Dataset |
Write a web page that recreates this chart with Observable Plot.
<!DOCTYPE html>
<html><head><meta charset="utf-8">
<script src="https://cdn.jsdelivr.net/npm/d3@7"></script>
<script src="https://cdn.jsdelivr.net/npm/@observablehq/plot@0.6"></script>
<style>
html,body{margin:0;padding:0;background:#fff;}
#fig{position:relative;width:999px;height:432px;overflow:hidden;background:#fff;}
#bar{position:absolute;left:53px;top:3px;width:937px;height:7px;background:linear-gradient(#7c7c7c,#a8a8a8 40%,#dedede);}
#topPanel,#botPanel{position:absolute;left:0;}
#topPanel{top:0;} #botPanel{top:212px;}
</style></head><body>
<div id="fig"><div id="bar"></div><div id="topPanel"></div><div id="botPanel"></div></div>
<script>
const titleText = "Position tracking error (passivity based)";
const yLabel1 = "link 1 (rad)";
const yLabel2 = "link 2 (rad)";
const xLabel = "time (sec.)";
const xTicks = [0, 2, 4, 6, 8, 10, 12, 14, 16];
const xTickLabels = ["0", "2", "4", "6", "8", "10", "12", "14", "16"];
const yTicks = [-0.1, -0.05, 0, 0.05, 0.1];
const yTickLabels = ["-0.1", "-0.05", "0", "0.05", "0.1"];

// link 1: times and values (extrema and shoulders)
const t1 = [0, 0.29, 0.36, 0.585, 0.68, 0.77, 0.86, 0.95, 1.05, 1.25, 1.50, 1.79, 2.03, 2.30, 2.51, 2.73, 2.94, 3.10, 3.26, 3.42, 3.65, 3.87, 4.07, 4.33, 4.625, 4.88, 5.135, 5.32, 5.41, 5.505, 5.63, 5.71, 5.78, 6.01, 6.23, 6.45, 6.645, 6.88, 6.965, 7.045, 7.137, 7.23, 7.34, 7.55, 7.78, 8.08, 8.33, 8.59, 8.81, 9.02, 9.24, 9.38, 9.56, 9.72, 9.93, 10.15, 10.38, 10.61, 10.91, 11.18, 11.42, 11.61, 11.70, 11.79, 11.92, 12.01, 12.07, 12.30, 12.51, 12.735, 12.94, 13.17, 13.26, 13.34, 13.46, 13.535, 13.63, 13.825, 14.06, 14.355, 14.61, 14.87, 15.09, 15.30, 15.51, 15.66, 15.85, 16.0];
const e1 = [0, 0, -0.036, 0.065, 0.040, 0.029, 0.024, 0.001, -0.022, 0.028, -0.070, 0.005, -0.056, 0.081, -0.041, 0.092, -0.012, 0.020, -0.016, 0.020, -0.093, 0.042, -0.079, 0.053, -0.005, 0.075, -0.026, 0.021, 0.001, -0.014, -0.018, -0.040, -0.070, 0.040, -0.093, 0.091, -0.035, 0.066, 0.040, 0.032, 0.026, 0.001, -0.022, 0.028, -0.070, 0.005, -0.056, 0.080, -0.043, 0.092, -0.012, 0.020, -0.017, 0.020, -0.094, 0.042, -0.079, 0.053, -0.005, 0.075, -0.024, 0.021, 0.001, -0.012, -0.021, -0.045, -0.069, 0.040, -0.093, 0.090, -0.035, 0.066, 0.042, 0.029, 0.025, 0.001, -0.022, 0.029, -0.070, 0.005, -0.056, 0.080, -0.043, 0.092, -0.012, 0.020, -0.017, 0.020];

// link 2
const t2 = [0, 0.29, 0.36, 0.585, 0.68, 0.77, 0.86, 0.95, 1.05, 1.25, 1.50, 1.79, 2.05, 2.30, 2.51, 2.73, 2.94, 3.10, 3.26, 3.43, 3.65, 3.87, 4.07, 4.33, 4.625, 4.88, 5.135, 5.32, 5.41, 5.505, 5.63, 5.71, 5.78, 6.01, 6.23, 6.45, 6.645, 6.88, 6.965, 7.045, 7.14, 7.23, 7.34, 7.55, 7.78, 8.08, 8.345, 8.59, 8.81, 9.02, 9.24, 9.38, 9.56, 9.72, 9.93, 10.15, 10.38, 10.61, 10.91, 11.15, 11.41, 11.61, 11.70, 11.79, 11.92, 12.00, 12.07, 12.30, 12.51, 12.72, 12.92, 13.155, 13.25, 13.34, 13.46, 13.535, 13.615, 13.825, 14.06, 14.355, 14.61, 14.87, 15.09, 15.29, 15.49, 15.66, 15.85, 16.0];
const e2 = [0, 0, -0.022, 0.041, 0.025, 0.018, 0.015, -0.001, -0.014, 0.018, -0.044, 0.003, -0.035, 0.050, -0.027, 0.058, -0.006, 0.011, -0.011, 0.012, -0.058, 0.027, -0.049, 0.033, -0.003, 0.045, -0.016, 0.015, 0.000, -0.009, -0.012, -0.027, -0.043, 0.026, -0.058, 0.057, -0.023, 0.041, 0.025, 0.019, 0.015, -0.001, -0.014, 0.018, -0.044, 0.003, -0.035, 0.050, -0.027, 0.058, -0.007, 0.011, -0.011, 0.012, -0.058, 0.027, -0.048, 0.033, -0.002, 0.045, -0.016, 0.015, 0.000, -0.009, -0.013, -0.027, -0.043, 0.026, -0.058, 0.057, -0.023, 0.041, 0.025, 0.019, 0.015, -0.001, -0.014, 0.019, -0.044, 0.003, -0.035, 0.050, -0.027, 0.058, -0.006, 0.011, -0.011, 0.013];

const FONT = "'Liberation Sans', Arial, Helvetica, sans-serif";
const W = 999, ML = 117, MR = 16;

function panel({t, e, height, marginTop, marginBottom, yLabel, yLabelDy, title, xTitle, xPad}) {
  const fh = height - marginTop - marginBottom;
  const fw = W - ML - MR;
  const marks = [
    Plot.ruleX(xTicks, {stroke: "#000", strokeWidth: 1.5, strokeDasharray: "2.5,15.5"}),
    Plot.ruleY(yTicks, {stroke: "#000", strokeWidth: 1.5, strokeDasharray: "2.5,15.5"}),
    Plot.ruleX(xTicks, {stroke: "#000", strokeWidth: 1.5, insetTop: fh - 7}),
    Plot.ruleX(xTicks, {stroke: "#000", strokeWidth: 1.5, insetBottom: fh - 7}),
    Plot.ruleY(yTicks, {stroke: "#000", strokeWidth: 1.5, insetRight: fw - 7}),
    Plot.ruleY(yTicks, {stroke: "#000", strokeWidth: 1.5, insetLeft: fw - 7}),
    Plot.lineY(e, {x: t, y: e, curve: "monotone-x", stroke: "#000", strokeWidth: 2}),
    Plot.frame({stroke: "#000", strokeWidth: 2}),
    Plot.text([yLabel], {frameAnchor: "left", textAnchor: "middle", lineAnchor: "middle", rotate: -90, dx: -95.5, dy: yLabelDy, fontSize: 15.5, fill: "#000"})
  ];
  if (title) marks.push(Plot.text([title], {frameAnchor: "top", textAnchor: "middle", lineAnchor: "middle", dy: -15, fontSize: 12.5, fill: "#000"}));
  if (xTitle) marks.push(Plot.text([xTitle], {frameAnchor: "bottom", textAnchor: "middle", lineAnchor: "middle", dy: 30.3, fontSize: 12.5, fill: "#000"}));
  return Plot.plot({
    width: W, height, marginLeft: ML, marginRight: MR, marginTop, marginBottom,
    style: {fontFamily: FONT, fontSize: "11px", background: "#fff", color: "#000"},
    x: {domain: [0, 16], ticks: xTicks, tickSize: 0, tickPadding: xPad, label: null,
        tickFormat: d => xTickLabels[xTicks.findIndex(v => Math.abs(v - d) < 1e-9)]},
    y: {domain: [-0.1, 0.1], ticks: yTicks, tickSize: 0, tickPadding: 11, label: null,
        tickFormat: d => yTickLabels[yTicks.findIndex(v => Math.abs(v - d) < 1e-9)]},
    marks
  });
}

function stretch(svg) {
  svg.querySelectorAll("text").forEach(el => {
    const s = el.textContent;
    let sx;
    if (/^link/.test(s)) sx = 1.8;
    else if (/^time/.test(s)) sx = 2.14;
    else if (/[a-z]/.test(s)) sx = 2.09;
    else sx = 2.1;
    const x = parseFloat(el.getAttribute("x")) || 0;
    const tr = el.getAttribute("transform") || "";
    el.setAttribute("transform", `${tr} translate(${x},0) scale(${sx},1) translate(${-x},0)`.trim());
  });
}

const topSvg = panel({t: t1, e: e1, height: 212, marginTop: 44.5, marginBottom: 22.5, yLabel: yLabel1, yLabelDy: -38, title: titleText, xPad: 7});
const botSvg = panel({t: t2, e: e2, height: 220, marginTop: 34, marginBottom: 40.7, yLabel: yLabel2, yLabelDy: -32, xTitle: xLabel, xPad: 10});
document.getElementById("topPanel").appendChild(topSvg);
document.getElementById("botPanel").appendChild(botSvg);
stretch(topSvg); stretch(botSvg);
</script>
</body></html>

==

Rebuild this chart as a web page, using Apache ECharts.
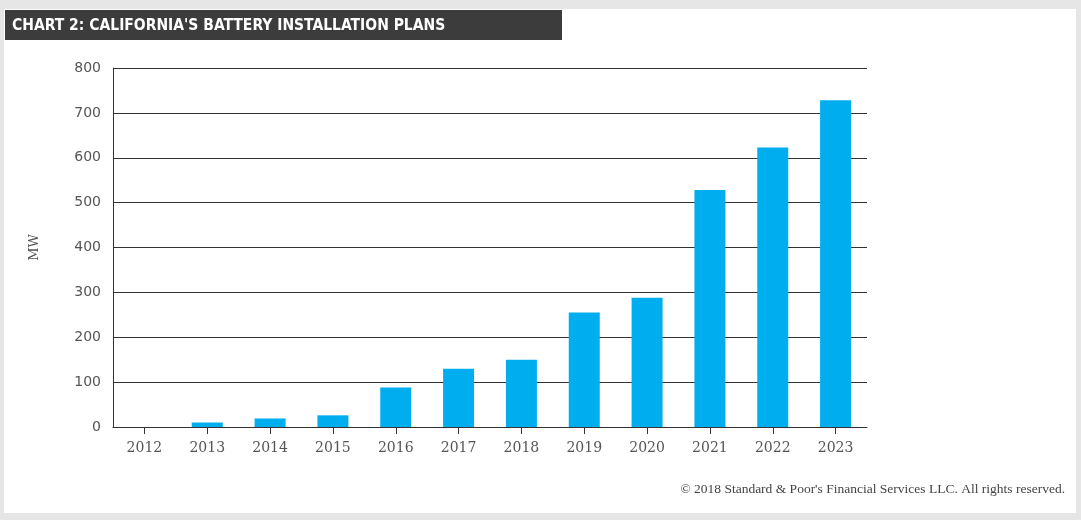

--

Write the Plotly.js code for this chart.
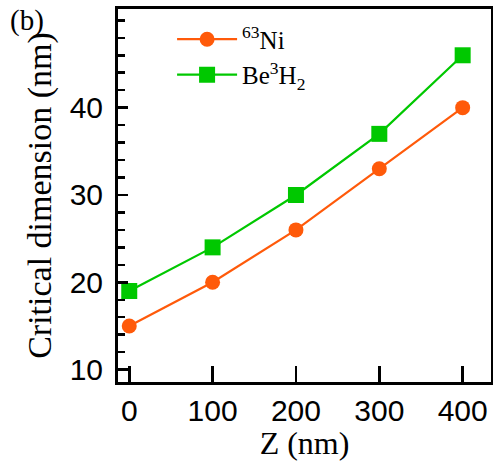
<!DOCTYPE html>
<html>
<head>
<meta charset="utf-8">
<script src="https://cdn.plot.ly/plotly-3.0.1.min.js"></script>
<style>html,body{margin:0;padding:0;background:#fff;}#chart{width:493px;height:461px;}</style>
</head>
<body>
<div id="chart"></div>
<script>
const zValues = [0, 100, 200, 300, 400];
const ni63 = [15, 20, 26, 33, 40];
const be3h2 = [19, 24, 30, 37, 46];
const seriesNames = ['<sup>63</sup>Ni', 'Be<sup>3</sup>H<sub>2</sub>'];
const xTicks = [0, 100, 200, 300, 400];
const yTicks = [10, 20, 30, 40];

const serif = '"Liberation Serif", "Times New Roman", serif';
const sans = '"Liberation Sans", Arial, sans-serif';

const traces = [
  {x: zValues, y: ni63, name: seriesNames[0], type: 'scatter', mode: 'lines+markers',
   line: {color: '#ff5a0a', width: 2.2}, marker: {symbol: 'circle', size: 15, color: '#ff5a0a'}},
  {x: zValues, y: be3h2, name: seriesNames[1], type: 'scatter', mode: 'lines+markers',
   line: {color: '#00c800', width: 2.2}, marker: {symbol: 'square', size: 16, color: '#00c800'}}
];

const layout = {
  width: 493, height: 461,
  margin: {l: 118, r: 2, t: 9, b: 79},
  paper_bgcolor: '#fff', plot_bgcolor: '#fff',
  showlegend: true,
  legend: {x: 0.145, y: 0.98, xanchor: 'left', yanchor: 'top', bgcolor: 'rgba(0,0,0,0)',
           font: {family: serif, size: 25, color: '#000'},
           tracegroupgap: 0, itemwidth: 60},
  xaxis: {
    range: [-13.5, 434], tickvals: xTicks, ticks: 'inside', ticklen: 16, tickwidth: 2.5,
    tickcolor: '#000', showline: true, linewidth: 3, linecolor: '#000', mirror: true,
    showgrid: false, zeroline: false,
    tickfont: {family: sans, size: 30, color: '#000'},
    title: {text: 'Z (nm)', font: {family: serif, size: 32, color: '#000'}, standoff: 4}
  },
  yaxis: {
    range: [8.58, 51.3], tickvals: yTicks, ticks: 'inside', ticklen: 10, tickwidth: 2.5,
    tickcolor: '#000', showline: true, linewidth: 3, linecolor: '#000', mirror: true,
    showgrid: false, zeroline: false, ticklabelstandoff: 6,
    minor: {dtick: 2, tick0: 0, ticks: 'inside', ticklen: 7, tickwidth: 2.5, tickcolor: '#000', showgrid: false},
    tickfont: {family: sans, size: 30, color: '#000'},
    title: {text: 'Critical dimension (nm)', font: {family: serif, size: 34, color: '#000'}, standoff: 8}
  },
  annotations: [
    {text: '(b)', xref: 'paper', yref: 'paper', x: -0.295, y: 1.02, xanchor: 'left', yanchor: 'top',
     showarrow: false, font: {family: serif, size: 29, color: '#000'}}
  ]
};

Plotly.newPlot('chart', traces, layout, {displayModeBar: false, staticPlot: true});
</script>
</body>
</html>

Stated task |
Gather up the lines containing the word "page" from these records and copy them.

Problem solution |
Write a web page that recreates this chart with Observable Plot.
Rebuild this chart as a web page, using Apache ECharts.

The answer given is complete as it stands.